* Goal *
Repeat the listing that follows, character for character, minus the pictures.

-------- Dataset extract --------

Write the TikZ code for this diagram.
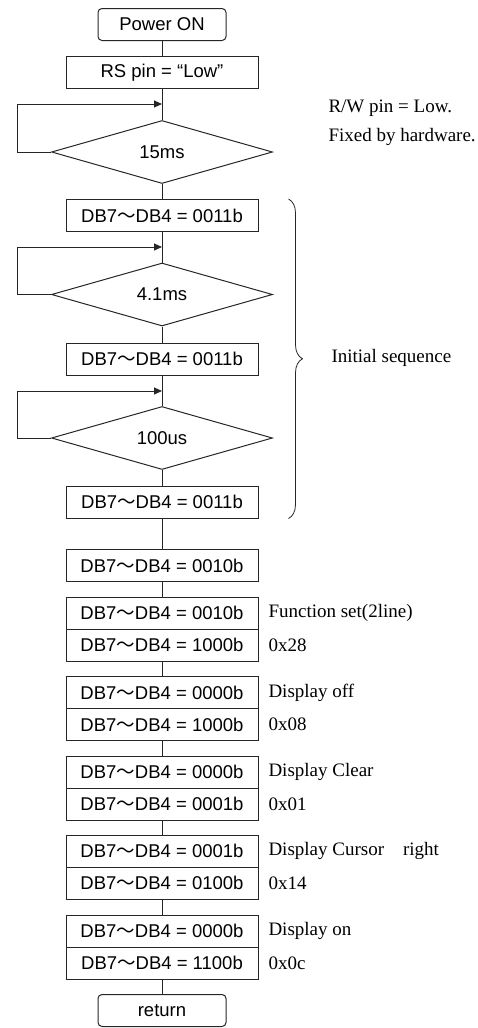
\documentclass[tikz,border=0pt]{standalone}
\usepackage{fontspec}
\setmainfont{Liberation Serif}
\newfontfamily\boxfont{Liberation Sans}
\newfontfamily\cjk{Noto Sans CJK JP}
\usetikzlibrary{arrows.meta, shapes.geometric, decorations.pathreplacing}

% one nibble written on the data bus
\newcommand\dbval[1]{DB7{\cjk ～}DB4 = #1b}

\begin{document}
\begin{tikzpicture}[
  x=1pt, y=-1pt, line width=1pt, draw=black!85,
  font=\boxfont\fontsize{18.5}{21}\selectfont,
  term/.style={rectangle, rounded corners=4pt, draw, align=center,
               minimum width=128pt, minimum height=32pt, inner sep=0pt},
  box/.style={rectangle, draw, align=center,
              minimum width=192pt, minimum height=32pt, inner sep=0pt},
  wait/.style={diamond, draw, aspect=3.5, minimum width=221pt,
               minimum height=63pt, inner sep=0pt},
  note/.style={anchor=west, inner sep=0pt,
               font=\rmfamily\fontsize{19}{21}\selectfont},
  arr/.style={-{Triangle[length=8pt, width=7pt]}}
]
\useasboundingbox (0,0) rectangle (477,1028);
% start and the 15ms power-up wait
\node[term] (power) at (162,24.5)  {Power ON};
\node[box]  (rs)    at (162,72.5)  {RS pin = “Low”};
\node[wait] (d15)   at (162,152)   {15ms};
\coordinate (j15) at (162,104);
% initial sequence: three times 0011b with waits between
\node[box]  (b1)    at (162,215.5) {\dbval{0011}};
\node[wait] (d41)   at (162,294.5) {4.1ms};
\coordinate (j41) at (162,247);
\node[box]  (b2)    at (162,359)   {\dbval{0011}};
\node[wait] (d100)  at (162,438)   {100us};
\coordinate (j100) at (162,391);
\node[box]  (b3)    at (162,502)   {\dbval{0011}};
% switch to 4-bit mode, then the command pairs
\node[box]  (b4)    at (162,565.5) {\dbval{0010}};
\node[box]  (p1a)   at (162,613)   {\dbval{0010}};
\node[box]  (p1b)   at (162,645)   {\dbval{1000}};
\node[box]  (p2a)   at (162,692.5) {\dbval{0000}};
\node[box]  (p2b)   at (162,724.5) {\dbval{1000}};
\node[box]  (p3a)   at (162,772)   {\dbval{0000}};
\node[box]  (p3b)   at (162,804)   {\dbval{0001}};
\node[box]  (p4a)   at (162,851)   {\dbval{0001}};
\node[box]  (p4b)   at (162,883)   {\dbval{0100}};
\node[box]  (p5a)   at (162,931)   {\dbval{0000}};
\node[box]  (p5b)   at (162,963)   {\dbval{1100}};
\node[term] (ret)   at (162,1010.5) {return};
% side notes
\node[note] (rw)    at (328,108) {R/W pin = Low.};
\node[note] (hw)    at (328,137) {Fixed by hardware.};
\node[note] (init)  at (331,358) {Initial sequence};
\node[note] (n1a)   at (268,613) {Function set(2line)};
\node[note] (n1b)   at (268,645) {0x28};
\node[note] (n2a)   at (268,692.5) {Display off};
\node[note] (n2b)   at (268,724.5) {0x08};
\node[note] (n3a)   at (268,772) {Display Clear};
\node[note] (n3b)   at (268,804) {0x01};
\node[note] (n4a)   at (268,851) {Display Cursor\quad right};
\node[note] (n4b)   at (268,883) {0x14};
\node[note] (n5a)   at (268,931) {Display on};
\node[note] (n5b)   at (268,963) {0x0c};
% main flow
\draw (power) -- (rs);
\draw (rs) -- (d15);
\draw (d15) -- (b1);
\draw (b1) -- (d41);
\draw (d41) -- (b2);
\draw (b2) -- (d100);
\draw (d100) -- (b3);
\draw (b3) -- (b4);
\draw (b4) -- (p1a);
\draw (p1b) -- (p2a);
\draw (p2b) -- (p3a);
\draw (p3b) -- (p4a);
\draw (p4b) -- (p5a);
\draw (p5b) -- (ret);
% wait loops
\draw[arr] (d15.west) -- ++(-34,0) |- (j15);
\draw[arr] (d41.west) -- ++(-34,0) |- (j41);
\draw[arr] (d100.west) -- ++(-34,0) |- (j100);
% brace over the initial sequence
\draw[line width=0.8pt, decorate, decoration={brace, amplitude=14pt}]
  ([xshift=30pt]b1.north east) -- ([xshift=30pt]b3.south east);
\end{tikzpicture}
\end{document}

--------

* Response to this task *
Write the TikZ code for this diagram.
\documentclass[tikz,border=0pt]{standalone}
\usepackage{fontspec}
\setmainfont{Liberation Serif}
\newfontfamily\boxfont{Liberation Sans}
\newfontfamily\cjk{Noto Sans CJK JP}
\usetikzlibrary{arrows.meta, shapes.geometric, decorations.pathreplacing}

% one nibble written on the data bus
\newcommand\dbval[1]{DB7{\cjk ～}DB4 = #1b}

\begin{document}
\begin{tikzpicture}[
  x=1pt, y=-1pt, line width=1pt, draw=black!85,
  font=\boxfont\fontsize{18.5}{21}\selectfont,
  term/.style={rectangle, rounded corners=4pt, draw, align=center,
               minimum width=128pt, minimum height=32pt, inner sep=0pt},
  box/.style={rectangle, draw, align=center,
              minimum width=192pt, minimum height=32pt, inner sep=0pt},
  wait/.style={diamond, draw, aspect=3.5, minimum width=221pt,
               minimum height=63pt, inner sep=0pt},
  note/.style={anchor=west, inner sep=0pt,
               font=\rmfamily\fontsize{19}{21}\selectfont},
  arr/.style={-{Triangle[length=8pt, width=7pt]}}
]
\useasboundingbox (0,0) rectangle (477,1028);
% start and the 15ms power-up wait
\node[term] (power) at (162,24.5)  {Power ON};
\node[box]  (rs)    at (162,72.5)  {RS pin = “Low”};
\node[wait] (d15)   at (162,152)   {15ms};
\coordinate (j15) at (162,104);
% initial sequence: three times 0011b with waits between
\node[box]  (b1)    at (162,215.5) {\dbval{0011}};
\node[wait] (d41)   at (162,294.5) {4.1ms};
\coordinate (j41) at (162,247);
\node[box]  (b2)    at (162,359)   {\dbval{0011}};
\node[wait] (d100)  at (162,438)   {100us};
\coordinate (j100) at (162,391);
\node[box]  (b3)    at (162,502)   {\dbval{0011}};
% switch to 4-bit mode, then the command pairs
\node[box]  (b4)    at (162,565.5) {\dbval{0010}};
\node[box]  (p1a)   at (162,613)   {\dbval{0010}};
\node[box]  (p1b)   at (162,645)   {\dbval{1000}};
\node[box]  (p2a)   at (162,692.5) {\dbval{0000}};
\node[box]  (p2b)   at (162,724.5) {\dbval{1000}};
\node[box]  (p3a)   at (162,772)   {\dbval{0000}};
\node[box]  (p3b)   at (162,804)   {\dbval{0001}};
\node[box]  (p4a)   at (162,851)   {\dbval{0001}};
\node[box]  (p4b)   at (162,883)   {\dbval{0100}};
\node[box]  (p5a)   at (162,931)   {\dbval{0000}};
\node[box]  (p5b)   at (162,963)   {\dbval{1100}};
\node[term] (ret)   at (162,1010.5) {return};
% side notes
\node[note] (rw)    at (328,108) {R/W pin = Low.};
\node[note] (hw)    at (328,137) {Fixed by hardware.};
\node[note] (init)  at (331,358) {Initial sequence};
\node[note] (n1a)   at (268,613) {Function set(2line)};
\node[note] (n1b)   at (268,645) {0x28};
\node[note] (n2a)   at (268,692.5) {Display off};
\node[note] (n2b)   at (268,724.5) {0x08};
\node[note] (n3a)   at (268,772) {Display Clear};
\node[note] (n3b)   at (268,804) {0x01};
\node[note] (n4a)   at (268,851) {Display Cursor\quad right};
\node[note] (n4b)   at (268,883) {0x14};
\node[note] (n5a)   at (268,931) {Display on};
\node[note] (n5b)   at (268,963) {0x0c};
% main flow
\draw (power) -- (rs);
\draw (rs) -- (d15);
\draw (d15) -- (b1);
\draw (b1) -- (d41);
\draw (d41) -- (b2);
\draw (b2) -- (d100);
\draw (d100) -- (b3);
\draw (b3) -- (b4);
\draw (b4) -- (p1a);
\draw (p1b) -- (p2a);
\draw (p2b) -- (p3a);
\draw (p3b) -- (p4a);
\draw (p4b) -- (p5a);
\draw (p5b) -- (ret);
% wait loops
\draw[arr] (d15.west) -- ++(-34,0) |- (j15);
\draw[arr] (d41.west) -- ++(-34,0) |- (j41);
\draw[arr] (d100.west) -- ++(-34,0) |- (j100);
% brace over the initial sequence
\draw[line width=0.8pt, decorate, decoration={brace, amplitude=14pt}]
  ([xshift=30pt]b1.north east) -- ([xshift=30pt]b3.south east);
\end{tikzpicture}
\end{document}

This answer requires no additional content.